Martin Luther King Jr. was an American Baptist minister and activist who became the most visible spokesperson and leader in the civil rights movement from 1954 until his death in 1968.
King led the 1955 Montgomery bus boycott and helped organize the nonviolent 1963 protests in Birmingham, Alabama. He also helped organize the 1963 March on Washington, where he delivered his famous “I Have a Dream” speech. On October 14, 1964, King won the Nobel Peace Prize for combating racial inequality through nonviolent resistance. In 1965, he helped to organise the Selma to Montgomery marches.
Martin Luther King Jr. was assassinated in 1968.
The civil rights movement in the United States was a decades-long movement, with the goal of enforcing constitutional and legal rights for African Americans that other Americans already enjoyed.
The Montgomery bus boycott was a political and social protest campaign against the policy of racial segregation on public transport in Montgomery, Alabama.
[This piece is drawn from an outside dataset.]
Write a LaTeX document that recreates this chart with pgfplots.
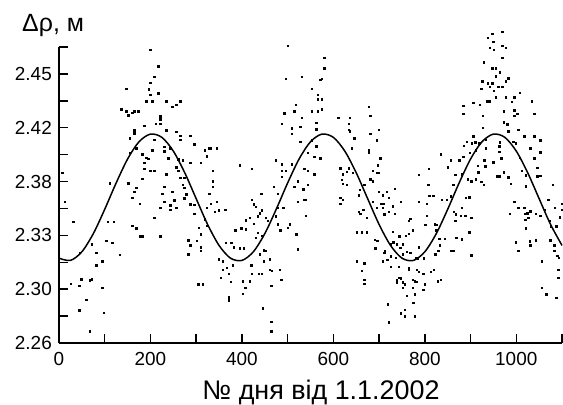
\documentclass[border=0pt]{standalone}
\usepackage{pgfplots}
\pgfplotsset{compat=1.18}
\usepackage{pgfplotstable}
\usepackage{fontspec}
\setmainfont{Liberation Sans}

\pgfplotstableread{
x y
0 2.3199
25 2.3183
50 2.3244
75 2.3372
100 2.3544
125 2.3730
150 2.3899
175 2.4021
200 2.4075
225 2.4052
250 2.3955
275 2.3802
300 2.3619
325 2.3437
350 2.3289
375 2.3199
400 2.3183
425 2.3244
450 2.3372
475 2.3544
500 2.3730
525 2.3899
550 2.4021
575 2.4075
600 2.4052
625 2.3955
650 2.3802
675 2.3619
700 2.3437
725 2.3289
750 2.3199
775 2.3183
800 2.3244
825 2.3372
850 2.3544
875 2.3730
900 2.3899
925 2.4021
950 2.4075
975 2.4052
1000 2.3955
1025 2.3802
1050 2.3619
1075 2.3437
1100 2.3289
}\curvedata

\pgfplotstableread{
x y
199 2.4670
217 2.4556
208 2.4481
199 2.4439
196 2.4392
147 2.4396
217 2.4363
199 2.4352
191 2.4309
204 2.4309
234 2.4309
248 2.4267
256 2.4281
265 2.4309
136 2.4250
147 2.4236
151 2.4208
160 2.4227
164 2.4236
173 2.4236
221 2.4203
221 2.4180
212 2.4149
221 2.4149
186 2.4135
164 2.4102
164 2.4081
234 2.4102
256 2.4093
265 2.4062
265 2.4034
287 2.4062
155 2.4046
208 2.4034
296 2.4003
230 2.3987
243 2.3975
169 2.3975
155 2.3944
204 2.3961
230 2.3956
182 2.3933
191 2.3909
195 2.3902
239 2.3904
261 2.3897
270 2.3890
186 2.3874
287 2.3874
256 2.3843
186 2.3831
199 2.3815
208 2.3815
234 2.3791
261 2.3815
7 2.3801
182 2.3761
265 2.3768
274 2.3768
169 2.3697
111 2.3730
151 2.3730
230 2.3702
270 2.3716
164 2.3669
248 2.3669
274 2.3697
226 2.3655
278 2.3650
160 2.3627
274 2.3622
230 2.3598
252 2.3608
13 2.3598
177 2.3584
221 2.3556
243 2.3572
256 2.3556
287 2.3580
296 2.3575
243 2.3542
296 2.3514
208 2.3485
31 2.3455
107 2.3455
120 2.3455
160 2.3427
169 2.3410
177 2.3354
182 2.3354
221 2.3354
283 2.3325
287 2.3292
103 2.3321
116 2.3309
283 2.3226
72 2.3297
81 2.3238
133 2.3224
45 2.3238
81 2.3151
94 2.3179
26 2.3019
48 2.3050
44 2.3005
67 2.3043
72 2.3050
94 2.2991
59 2.2904
44 2.2831
98 2.2814
67 2.2685
500 2.4698
580 2.4615
580 2.4540
496 2.4467
531 2.4481
571 2.4458
575 2.4467
553 2.4396
566 2.4352
566 2.4321
575 2.4321
518 2.4281
492 2.4222
514 2.4236
553 2.4236
566 2.4236
575 2.4250
531 2.4192
562 2.4156
487 2.4149
509 2.4116
527 2.4126
562 2.4109
509 2.4079
527 2.4022
553 2.4032
562 2.3989
544 2.3944
571 2.3904
558 2.3916
474 2.3890
395 2.3857
421 2.3831
487 2.3862
509 2.3862
487 2.3815
496 2.3815
536 2.3831
544 2.3815
558 2.3791
487 2.3773
470 2.3702
522 2.3744
514 2.3702
534 2.3685
544 2.3716
336 2.3815
336 2.3744
336 2.3702
328 2.3655
319 2.3961
328 2.3975
332 2.3975
345 2.3975
323 2.3919
310 2.3874
345 2.3598
332 2.3584
349 2.3537
363 2.3542
341 2.3528
323 2.3556
319 2.3474
323 2.3427
306 2.3415
310 2.3368
301 2.3321
310 2.3278
310 2.3250
442 2.3655
421 2.3612
426 2.3580
430 2.3561
443 2.3537
439 2.3518
434 2.3495
417 2.3485
408 2.3467
426 2.3443
452 2.3485
456 2.3462
398 2.3410
408 2.3403
385 2.3396
434 2.3379
443 2.3356
430 2.3344
395 2.3269
404 2.3269
377 2.3309
382 2.3278
364 2.3309
448 2.3255
452 2.3250
439 2.3226
461 2.3191
448 2.3179
349 2.3191
358 2.3179
380 2.3151
367 2.3132
358 2.3118
371 2.3090
354 2.3062
376 2.3033
402 2.3038
417 2.3038
420 2.3151
421 2.3090
443 2.3090
437 2.3090
461 2.3118
465 2.3109
483 2.3118
486 2.3048
464 2.3003
407 2.2991
402 2.2949
371 2.2925
371 2.2902
446 2.2845
464 2.2751
464 2.2685
478 2.3655
478 2.3438
484 2.3396
505 2.3438
522 2.3598
536 2.3612
540 2.3612
540 2.3500
519 2.3368
522 2.3262
304 2.3015
314 2.3015
490 2.3556
500 2.3415
474 2.3497
478 2.3556
677 2.4267
680 2.4206
611 2.4192
636 2.4192
633 2.4149
633 2.4107
636 2.4097
699 2.4107
680 2.4079
646 2.4046
695 2.4032
640 2.3975
677 2.3961
677 2.3947
835 2.3933
702 2.3904
857 2.3890
875 2.3890
697 2.3857
615 2.3834
633 2.3834
629 2.3810
642 2.3801
620 2.3791
850 2.3843
809 2.3829
686 2.3815
695 2.3801
699 2.3801
618 2.3754
620 2.3725
629 2.3716
787 2.3787
866 2.3787
680 2.3758
686 2.3744
658 2.3683
667 2.3716
734 2.3688
807 2.3716
862 2.3716
699 2.3669
717 2.3669
655 2.3645
615 2.3627
620 2.3612
615 2.3584
708 2.3645
721 2.3627
810 2.3641
818 2.3641
857 2.3636
686 2.3598
703 2.3584
709 2.3584
747 2.3598
730 2.3565
787 2.3598
804 2.3584
837 2.3612
848 2.3612
665 2.3542
655 2.3528
659 2.3514
695 2.3556
708 2.3556
711 2.3509
721 2.3528
734 2.3514
804 2.3499
863 2.3528
867 2.3509
673 2.3485
768 2.3476
765 2.3462
866 2.3462
801 2.3434
822 2.3438
826 2.3434
651 2.3382
662 2.3382
673 2.3382
730 2.3386
758 2.3358
765 2.3372
774 2.3396
744 2.3354
690 2.3330
696 2.3321
825 2.3396
831 2.3335
843 2.3335
869 2.3344
725 2.3297
731 2.3311
738 2.3297
752 2.3297
746 2.3274
832 2.3292
692 2.3269
712 2.3250
711 2.3236
787 2.3278
829 2.3250
857 2.3250
862 2.3250
718 2.3189
708 2.3179
725 2.3212
736 2.3203
752 2.3226
760 2.3245
768 2.3236
780 2.3203
784 2.3198
797 2.3198
823 2.3226
651 2.3179
667 2.3165
662 2.3109
667 2.3048
667 2.3019
725 2.3137
743 2.3137
765 2.3132
765 2.3118
782 2.3118
787 2.3104
796 2.3090
819 2.3118
813 2.3104
738 2.3043
738 2.3029
743 2.3062
747 2.3057
752 2.3029
756 2.3015
774 2.3048
778 2.3038
782 2.3033
800 2.3015
828 2.3038
835 2.3048
752 2.2991
774 2.2991
796 2.2977
778 2.2944
760 2.2935
775 2.2883
719 2.2873
756 2.2836
747 2.2812
756 2.2789
778 2.2789
721 2.2746
969 2.4799
947 2.4785
938 2.4756
949 2.4728
942 2.4686
951 2.4672
969 2.4700
977 2.4686
969 2.4615
929 2.4582
947 2.4540
955 2.4540
964 2.4511
955 2.4483
982 2.4469
977 2.4450
925 2.4450
938 2.4436
947 2.4436
923 2.4394
942 2.4408
960 2.4408
969 2.4408
951 2.4380
1008 2.4366
955 2.4337
977 2.4337
995 2.4337
990 2.4304
1034 2.4309
936 2.4309
941 2.4309
906 2.4295
920 2.4281
884 2.4276
884 2.4220
973 2.4238
995 2.4243
1002 2.4220
1039 2.4220
927 2.4205
995 2.4205
973 2.4158
980 2.4144
927 2.4121
1004 2.4107
982 2.4097
1017 2.4060
1039 2.4060
906 2.4060
892 2.4022
903 2.4012
910 2.4017
919 2.4012
885 2.3994
933 2.4036
964 2.4017
993 2.4022
999 2.4012
1030 2.3975
1052 2.4031
933 2.3975
963 2.3989
963 2.3951
911 2.3961
898 2.3942
884 2.3914
1008 2.3909
1039 2.3904
1052 2.3947
930 2.3890
949 2.3876
967 2.3904
1046 2.3838
916 2.3852
932 2.3848
916 2.3810
917 2.3805
911 2.3758
894 2.3758
901 2.3744
923 2.3739
929 2.3716
881 2.3791
958 2.3777
964 2.3777
973 2.3805
982 2.3772
988 2.3725
1021 2.3706
1012 2.3815
1021 2.3786
1046 2.3777
1052 2.3782
1080 2.3716
889 2.3626
897 2.3631
881 2.3556
879 2.3499
888 2.3499
901 2.3485
986 2.3513
995 2.3598
1004 2.3556
1017 2.3556
1018 2.3513
1024 2.3518
1030 2.3532
1026 2.3485
1020 2.3471
1043 2.3513
1052 2.3499
1062 2.3542
1070 2.3612
1084 2.3556
1099 2.3584
1100 2.3542
1095 2.3490
1073 2.3462
1075 2.3424
1087 2.3424
1021 2.3410
897 2.3382
999 2.3311
1004 2.3250
1029 2.3320
1030 2.3292
1043 2.3325
1074 2.3325
1083 2.3292
1083 2.3250
1089 2.3217
1093 2.3203
901 2.3221
1056 2.3179
1092 2.3118
1092 2.3061
1056 2.2991
1065 2.2944
1087 2.2920
881 2.3334
}\scatterdata

\begin{document}
\begin{tikzpicture}
\begin{axis}[
  at={(0,0)}, anchor=south west,
  scale only axis, width=503bp, height=296bp,
  xmin=0, xmax=1100, ymin=2.26, ymax=2.469,
  axis x line=bottom, axis y line=left,
  axis line style={-, line width=1.6bp, black},
  tick align=inside,
  major tick length=9bp, minor tick length=9bp,
  every tick/.style={black, line width=1.4bp},
  xtick={0,200,...,1000}, minor xtick={100,300,...,1100},
  ytick={2.26,2.298,2.336,2.374,2.412,2.45},
  yticklabels={2.26,2.30,2.33,2.38,2.42,2.45},
  minor ytick={2.279,2.317,2.355,2.393,2.431,2.469},
  /pgf/number format/assume math mode=true,
  /pgf/number format/1000 sep={},
  xticklabel style={font=\fontsize{19}{19}\selectfont, inner sep=0pt, yshift=-9.5bp},
  yticklabel style={font=\fontsize{19}{19}\selectfont, inner sep=0pt, xshift=-7bp},
  clip=false,
]
\addplot[only marks, mark=square*, mark size=0.75bp, black] table[x=x, y=y] {\scatterdata};
\addplot[black, line width=1.5bp, smooth] table[x=x, y=y] {\curvedata};
\end{axis}
\node[anchor=base, font=\fontsize{27}{27}\selectfont, inner sep=0pt] at (262bp,-56bp) {№ дня від 1.1.2002};
\node[anchor=base west, font=\fontsize{25}{25}\selectfont, inner sep=0pt] at (-37bp,311bp) {Δρ, м};
\pgfresetboundingbox
\path (-59bp,-62bp) rectangle (504bp,343bp);
\end{tikzpicture}
\end{document}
It was a key event in the civil rights movement. The campaign lasted from December 5, 1955 — the Monday after Rosa Parks, an African-American woman, was arrested for refusing to surrender her seat to a white person — to December 20, 1956, when a United States Supreme Court decision declared the laws that segregated buses were unconstitutional.
The purpose of the March on Washington was to advocate for the civil and economic rights of African Americans.
“I have a dream” is one of the most famous public speeches ever made. In the speech Martin Luther King called for civil and economic rights and an end to racism in the United States. Delivered to over 250,000 civil rights supporters from the steps of the Lincoln Memorial in Washington, D.C., the speech was a defining moment of the civil rights movement.
The Selma to Montgomery marches were three protest marches, held in 1965. The marches were organized by nonviolent activists to demonstrate the desire of African-American citizens to exercise their constitutional right to vote, and were part of a broader voting rights movement underway throughout the American South. By highlighting racial injustice, they contributed to the passage that year of the Voting Rights Act, a landmark federal achievement of the Civil Rights Movement.
Discussing the history of the civil rights movement in the US, and how things have changed for people of colour living here in the UK, gives us a way to acknowledge the mistakes of the past whilst celebrating achievements.
MLK Day also gives us the opportunity to discuss racism here in the UK. Do we think racism is getting worse? What can we do to combat racism in schools and the wider community?